Abstract
(1) THOSE interested in Pacific affairs may recall the unusual and stimulating collection of ethnographical specimens, predominantly from New Guinea, exhibited by Lord Moyne in his London house last summer. His volume, “Walkabout” (Pacific ‘pidgin’ for travel beyond the tribal territory), records the experiences of the expedition upon which this fine series of objects was collected and also tells us something of the animals brought back to the Zoological Gardens at Regent's Park, London, and of the difficulties of getting them there.

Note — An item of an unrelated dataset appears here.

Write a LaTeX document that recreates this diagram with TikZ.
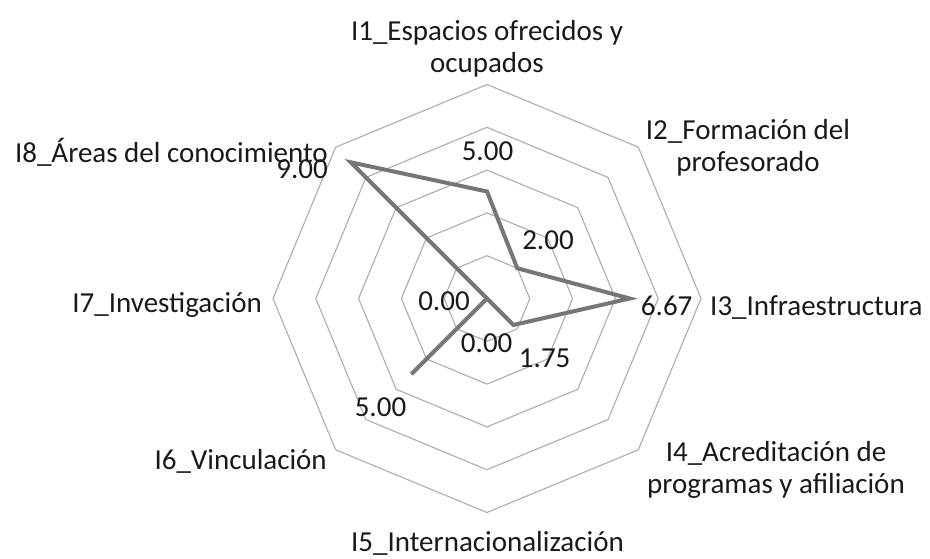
\documentclass[tikz,border=0pt]{standalone}
\usepackage{fontspec}
\setmainfont{Carlito}
\definecolor{gridgray}{RGB}{172,172,172}
\definecolor{linegray}{RGB}{118,118,118}
\definecolor{textgray}{RGB}{25,25,25}

\begin{document}
\begin{tikzpicture}[x=1pt,y=1pt,
                    ring/.style={draw=gridgray,line width=1.1pt},
                    series/.style={draw=linegray,line width=4pt},
                    cat/.style={text=textgray,inner sep=0pt,align=center,
                                font=\fontsize{29}{32}\selectfont},
                    val/.style={text=textgray,inner sep=0pt,anchor=base,
                                font=\fontsize{29}{32}\selectfont}]

  \useasboundingbox (-487,-259.5) rectangle (443,298.5);

  % rings at 2, 4, 6, 8, 10
  \foreach \r in {1,...,5}
    \draw[ring] (0:\r*42.8) \foreach \a in {45,90,...,315}{ -- (\a:\r*42.8)} -- cycle;

  % values
  \coordinate (p1) at (90:5*21.4);
  \coordinate (p2) at (45:2*21.4);
  \coordinate (p3) at (0:6.67*21.4);
  \coordinate (p4) at (-45:1.75*21.4);
  \coordinate (p5) at (0,0);
  \coordinate (p6) at (-135:5*21.4);
  \coordinate (p7) at (0,0);
  \coordinate (p8) at (135:9*21.4);

  \draw[series] (p1) -- (p2) -- (p3) -- (p4) -- (p5) -- (p6) -- (p7) -- (p8) -- cycle;

  \node[val] (v1) at (0.5,138.5) {5.00};
  \node[val] (v2) at (61,49) {2.00};
  \node[val] (v3) at (179.7,-16.5) {6.67};
  \node[val] (v4) at (57.7,-69) {1.75};
  \node[val] (v5) at (-0.3,-54) {0.00};
  \node[val] (v6) at (-106.5,-118) {5.00};
  \node[val] (v7) at (-43,-12) {0.00};
  \node[val,anchor=base east] (v8) at (-159,120.5) {9.00};

  % category names (base = last line)
  \node[cat,anchor=base] (I1) at (0,226.5) {I1\_Espacios ofrecidos y\\ocupados};
  \node[cat,anchor=base] (I2) at (261,127.5) {I2\_Formación del\\profesorado};
  \node[cat,anchor=base west] (I3) at (223,-16.5) {I3\_Infraestructura};
  \node[cat,anchor=base] (I4) at (289,-194.5) {I4\_Acreditación de\\programas y afiliación};
  \node[cat,anchor=base] (I5) at (0.5,-253) {I5\_Internacionalización};
  \node[cat,anchor=base east] (I6) at (-160,-170.5) {I6\_Vinculación};
  \node[cat,anchor=base east] (I7) at (-225,-13.5) {I7\_Investigación};
  \node[cat,anchor=base east] (I8) at (-159,136.5) {I8\_Áreas del conocimiento};
\end{tikzpicture}
\end{document}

But while the collecting of animals and ethnographical specimens was one of the major objects of the expedition, its chief aim seems to have been to study a group of relatively light-skinned pygmies who were said to inhabit the foothills on the north-eastern slopes of the Bismarck Range in Mandated Territory.
(I) Walkabout:
a Journey in Lands between the Pacific and Indian Oceans. By Lord Moyne. Pp. xxvi + 366 + 97 plates. (London and Toronto: William Heinemann, Ltd., 1936.) 18s. net.
(2) Art and Life in New Guinea
By Dr. Raymond Firth. Pp. 126. (London: The Studio, Ltd.; New York: The Studio Publications, Inc., 1936.) 10s. 6d.net.